There’s also a wonderful sense of atmosphere, with the film shot both in Bray Studios, Pinewood (to allow for more space), and the French Alps. Sometimes it’s clear where Guest and his team struggled to make the different sets work together, but I will take anything with mountains and snow. Hammer’s typically lush use of color is set aside in favor of some very effective black and white film, which occasionally gives The Abominable Snowman a vintage documentary feel. And despite the vast spaces, this has a Quatermass-like use of tension, claustrophobia, paranoia, and suspense — so much so that the film deserves a better reputation.
Don’t get me wrong, though.

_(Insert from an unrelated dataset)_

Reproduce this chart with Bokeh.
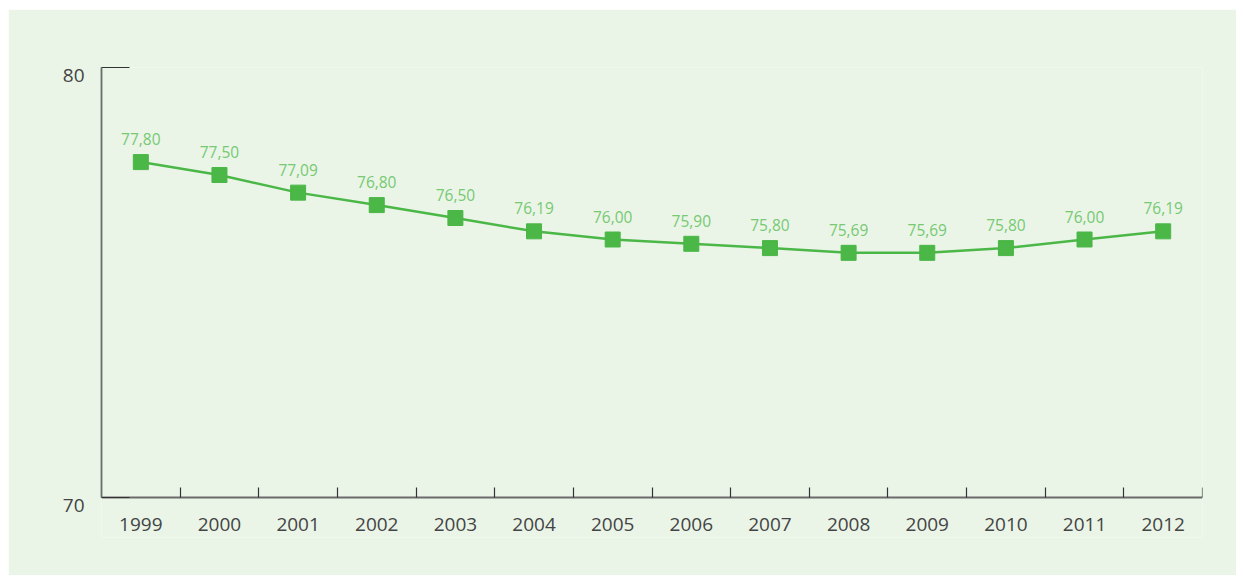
from bokeh.plotting import figure
from bokeh.models import ColumnDataSource, FixedTicker, Range1d, LinearAxis
from bokeh.core.properties import value
from bokeh.embed import file_html
from bokeh.resources import INLINE

# Annual values, 1999-2012
years = ["1999", "2000", "2001", "2002", "2003", "2004", "2005",
         "2006", "2007", "2008", "2009", "2010", "2011", "2012"]
values = [77.80, 77.50, 77.09, 76.80, 76.50, 76.19, 76.00,
          75.90, 75.80, 75.69, 75.69, 75.80, 76.00, 76.19]
y_ticks = [70, 80]

BG = "#eaf5e8"
GREEN = "#4ab747"
LABEL_GREEN = "#77c972"
FONT = "Open Sans"

# the plotting frame runs below the x axis so that the lower y label and
# the year labels sit inside it
PX_PER_UNIT = 43.0
EXTRA_PX = 40
pad = EXTRA_PX / PX_PER_UNIT
label_drop = 8.2 / PX_PER_UNIT
year_drop = 6.0 / PX_PER_UNIT

xs = [i + 0.5 for i in range(len(years))]
labels = [f"{v:.2f}".replace(".", ",") for v in values]
src = ColumnDataSource(dict(x=xs, y=values, lab=labels))

p = figure(width=1228, height=566, output_backend="svg", toolbar_location=None,
           x_range=Range1d(0, len(years)),
           y_range=Range1d(y_ticks[0] - pad, y_ticks[-1]),
           x_axis_location=None, y_axis_location=None,
           margin=(9, 7, 8, 8), min_border_left=93, min_border_right=34,
           min_border_top=58, min_border_bottom=78 - EXTRA_PX)
p.background_fill_color = BG
p.border_fill_color = BG
p.outline_line_color = None
p.grid.visible = False

p.line("x", "y", source=src, line_color=GREEN, line_width=2.5)
p.scatter("x", "y", source=src, marker="square", size=15,
          fill_color=GREEN, line_color=GREEN)
p.text("x", "y", text="lab", source=src, y_offset=-17,
       text_align="center", text_baseline="bottom",
       text_font_size="15.5px", text_color=LABEL_GREEN, text_font=value(FONT))

# x axis line pinned at the bottom value, with short upward ticks on the
# category boundaries (minor ticks, no labels)
xa = LinearAxis(ticker=FixedTicker(ticks=[], minor_ticks=list(range(1, len(years) + 1))),
                fixed_location=y_ticks[0])
xa.minor_tick_in = 0
xa.minor_tick_out = 10
xa.minor_tick_line_color = "#333333"
xa.minor_tick_line_width = 1.2
xa.axis_line_color = "#6b6b6b"
xa.axis_line_width = 1.8
xa.major_label_standoff = 0
p.add_layout(xa, "above")

# year labels at the category centres, a little under the axis line
xl = LinearAxis(ticker=FixedTicker(ticks=xs), fixed_location=y_ticks[0] - year_drop)
xl.major_label_overrides = {x: y for x, y in zip(xs, years)}
xl.axis_line_color = None
xl.major_tick_line_color = None
xl.minor_tick_line_color = None
xl.major_tick_in = 0
xl.major_tick_out = 0
xl.major_label_standoff = 14
xl.major_label_text_font = FONT
xl.major_label_text_font_size = "19px"
xl.major_label_text_color = "#444444"
p.add_layout(xl, "below")

# y axis line with inward ticks at the two end values (minor ticks, no labels)
ya = LinearAxis(ticker=FixedTicker(ticks=[], minor_ticks=y_ticks),
                bounds=(y_ticks[0], y_ticks[-1]))
ya.minor_tick_in = 28
ya.minor_tick_out = 0
ya.minor_tick_line_color = "#333333"
ya.minor_tick_line_width = 1.2
ya.axis_line_color = "#6b6b6b"
ya.axis_line_width = 1.8
ya.major_label_standoff = 0
p.add_layout(ya, "left")

# y values hang just below their ticks: a slightly shifted companion scale
p.extra_y_ranges = {"labels": Range1d(y_ticks[0] - pad + label_drop,
                                      y_ticks[-1] + label_drop)}
yl = LinearAxis(y_range_name="labels", ticker=FixedTicker(ticks=y_ticks))
yl.axis_line_color = None
yl.major_tick_line_color = None
yl.minor_tick_line_color = None
yl.major_tick_out = 0
yl.major_tick_in = 0
yl.major_label_standoff = 17
yl.major_label_text_font = FONT
yl.major_label_text_font_size = "19px"
yl.major_label_text_color = "#444444"
p.add_layout(yl, "left")

open("out.html", "w").write(file_html(p, INLINE))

Like most ‘50s sci-fi, it has its issues. Some scenes are overly talky, while the acting is really nothing to write home about. American actor Forrest Tucker (Break in the Circle, The Trollenberg Terror) costars as the opportunistic Dr. Friend, but is just plain flat and unlikable alongside Peter Cushing in the great actor’s second starring role for Hammer after The Curse of Frankenstein. Though a bit more subdued than normal, Cushing is captivating and delightful, as always. He reprised his original role of Dr. Rollason in Knell’s teleplay along with actors Arnold MarlĂ© (The Man Who Could Cheat Death) and Wolfe Morris (The House That Dripped Blood). One of Kneale’s biggest alterations from the teleplay version is that in the film, Rollason has a wife — apparently named Helen after Cushing’s own beloved wife, Violet Helene — who provides plenty of needed emotional weight.
The film comes recommended, providing you enjoy the sort of blend of sci-fi, horror, monster movie, and adventure film that The Abominable Snowman provides. Pick it up on DVD and revel in the glory that is Peter Cushing at the beginning of his career with Hammer. Give the script a chance to surprise you and revel in the windswept, alienating landscapes.